→ Stored data:
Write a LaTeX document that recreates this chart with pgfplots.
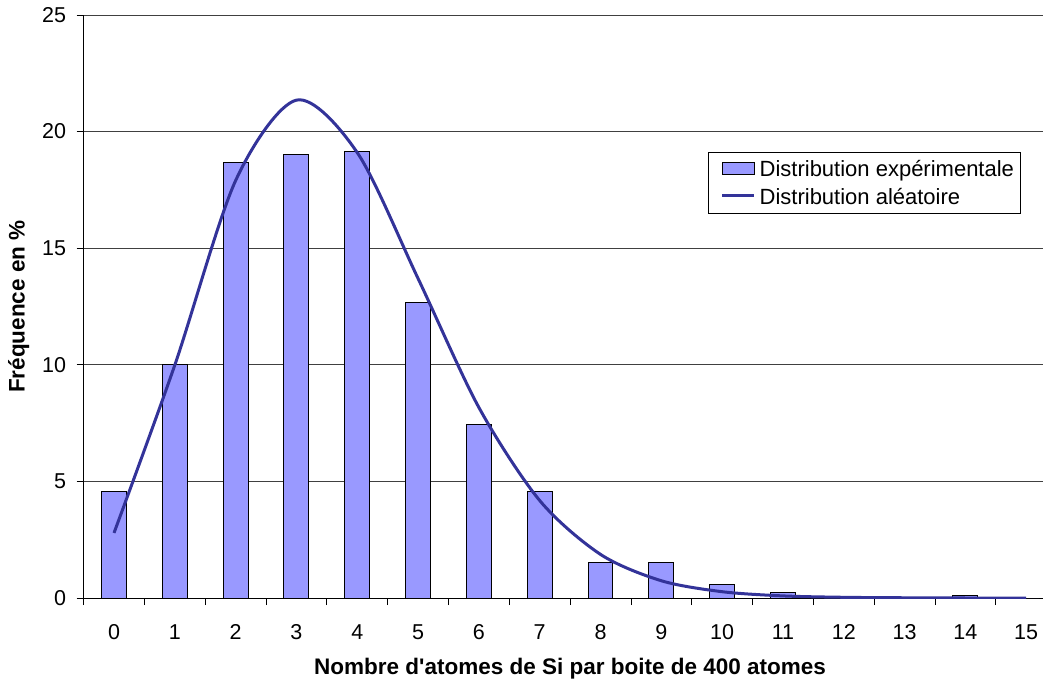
\documentclass[border=0pt]{standalone}
\usepackage{pgfplots}
\pgfplotsset{compat=1.18}
\usepackage{fontspec}
\setmainfont{Liberation Sans}
\definecolor{barfill}{HTML}{9999FF}
\definecolor{curve}{HTML}{333399}

\begin{document}
\begin{tikzpicture}[font=\fontsize{21.5}{25}\selectfont]
\begin{axis}[
    at={(0,0)}, anchor=south west,
    scale only axis,
    width=973pt, height=583pt,
    xmin=-0.5, xmax=15.5,
    ymin=0, ymax=25,
    axis x line*=bottom, axis y line*=left,
    axis line style={-, black, line width=0.8pt},
    xtick={0,...,15},
    minor xtick={-0.5,0.5,...,15.5},
    ytick={0,5,...,25},
    major x tick style={draw=none},
    minor x tick style={black, line width=0.8pt},
    y tick style={black, line width=0.8pt},
    tick align=outside,
    major tick length=7pt, minor tick length=7pt,
    ymajorgrids,
    grid style={black!75, line width=0.8pt},
    /pgf/number format/assume math mode=true,
    xticklabel style={yshift=-16pt},
    yticklabel style={xshift=-7pt},
    xlabel={\bfseries\fontsize{22.5}{26}\selectfont Nombre d\textquotesingle atomes de Si par boite de 400 atomes},
    ylabel={\bfseries\fontsize{22.5}{26}\selectfont Fréquence en \%},
    xlabel style={yshift=-12pt},
    ylabel style={yshift=6pt},
    legend style={
        at={(0.642,0.765)}, anchor=north west,
        draw=black, line width=0.8pt,
        font=\fontsize{22}{25}\selectfont,
        inner xsep=4pt, inner ysep=6pt,
        row sep=6pt
    },
    legend cell align=left,
]

% Distribution experimentale (barres)
\addplot[ybar, bar width=0.41, fill=barfill, draw=black, line width=1pt,
    legend image code/.code={
        \path (-8pt,0pt) (34pt,0pt);
        \draw[fill=barfill, draw=black, line width=0.8pt] (0pt,-5pt) rectangle (32pt,7pt);}]
    coordinates {
    (0,4.56) (1,10.0) (2,18.68) (3,19.03) (4,19.13) (5,12.67)
    (6,7.44) (7,4.55) (8,1.52) (9,1.52) (10,0.56) (11,0.22)
    (12,0) (13,0) (14,0.11) (15,0)
};
\addlegendentry{Distribution expérimentale}

% Distribution aleatoire (courbe lissee)
\addplot[curve, line width=3pt, smooth, no marks,
    legend image code/.code={
        \path (-8pt,0pt) (34pt,0pt);
        \draw[curve, line width=3pt] (0pt,1pt) -- (32pt,1pt);}]
    coordinates {
    (0,2.79) (1,9.99) (2,17.9) (3,21.35) (4,19.1) (5,13.7)
    (6,8.17) (7,4.18) (8,1.87) (9,0.74) (10,0.27) (11,0.09)
    (12,0.03) (13,0.01) (14,0.0) (15,0.0)
};
\addlegendentry{Distribution aléatoire}

\end{axis}
\pgfresetboundingbox
\useasboundingbox (-83.6pt,-84pt) rectangle (959.4pt,598pt);
\end{tikzpicture}
\end{document}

→ Written instruction: Restate the whole listing above exactly, please, omitting every image.

→ Completed exercise:
Write a LaTeX document that recreates this chart with pgfplots.
\documentclass[border=0pt]{standalone}
\usepackage{pgfplots}
\pgfplotsset{compat=1.18}
\usepackage{fontspec}
\setmainfont{Liberation Sans}
\definecolor{barfill}{HTML}{9999FF}
\definecolor{curve}{HTML}{333399}

\begin{document}
\begin{tikzpicture}[font=\fontsize{21.5}{25}\selectfont]
\begin{axis}[
    at={(0,0)}, anchor=south west,
    scale only axis,
    width=973pt, height=583pt,
    xmin=-0.5, xmax=15.5,
    ymin=0, ymax=25,
    axis x line*=bottom, axis y line*=left,
    axis line style={-, black, line width=0.8pt},
    xtick={0,...,15},
    minor xtick={-0.5,0.5,...,15.5},
    ytick={0,5,...,25},
    major x tick style={draw=none},
    minor x tick style={black, line width=0.8pt},
    y tick style={black, line width=0.8pt},
    tick align=outside,
    major tick length=7pt, minor tick length=7pt,
    ymajorgrids,
    grid style={black!75, line width=0.8pt},
    /pgf/number format/assume math mode=true,
    xticklabel style={yshift=-16pt},
    yticklabel style={xshift=-7pt},
    xlabel={\bfseries\fontsize{22.5}{26}\selectfont Nombre d\textquotesingle atomes de Si par boite de 400 atomes},
    ylabel={\bfseries\fontsize{22.5}{26}\selectfont Fréquence en \%},
    xlabel style={yshift=-12pt},
    ylabel style={yshift=6pt},
    legend style={
        at={(0.642,0.765)}, anchor=north west,
        draw=black, line width=0.8pt,
        font=\fontsize{22}{25}\selectfont,
        inner xsep=4pt, inner ysep=6pt,
        row sep=6pt
    },
    legend cell align=left,
]

% Distribution experimentale (barres)
\addplot[ybar, bar width=0.41, fill=barfill, draw=black, line width=1pt,
    legend image code/.code={
        \path (-8pt,0pt) (34pt,0pt);
        \draw[fill=barfill, draw=black, line width=0.8pt] (0pt,-5pt) rectangle (32pt,7pt);}]
    coordinates {
    (0,4.56) (1,10.0) (2,18.68) (3,19.03) (4,19.13) (5,12.67)
    (6,7.44) (7,4.55) (8,1.52) (9,1.52) (10,0.56) (11,0.22)
    (12,0) (13,0) (14,0.11) (15,0)
};
\addlegendentry{Distribution expérimentale}

% Distribution aleatoire (courbe lissee)
\addplot[curve, line width=3pt, smooth, no marks,
    legend image code/.code={
        \path (-8pt,0pt) (34pt,0pt);
        \draw[curve, line width=3pt] (0pt,1pt) -- (32pt,1pt);}]
    coordinates {
    (0,2.79) (1,9.99) (2,17.9) (3,21.35) (4,19.1) (5,13.7)
    (6,8.17) (7,4.18) (8,1.87) (9,0.74) (10,0.27) (11,0.09)
    (12,0.03) (13,0.01) (14,0.0) (15,0.0)
};
\addlegendentry{Distribution aléatoire}

\end{axis}
\pgfresetboundingbox
\useasboundingbox (-83.6pt,-84pt) rectangle (959.4pt,598pt);
\end{tikzpicture}
\end{document}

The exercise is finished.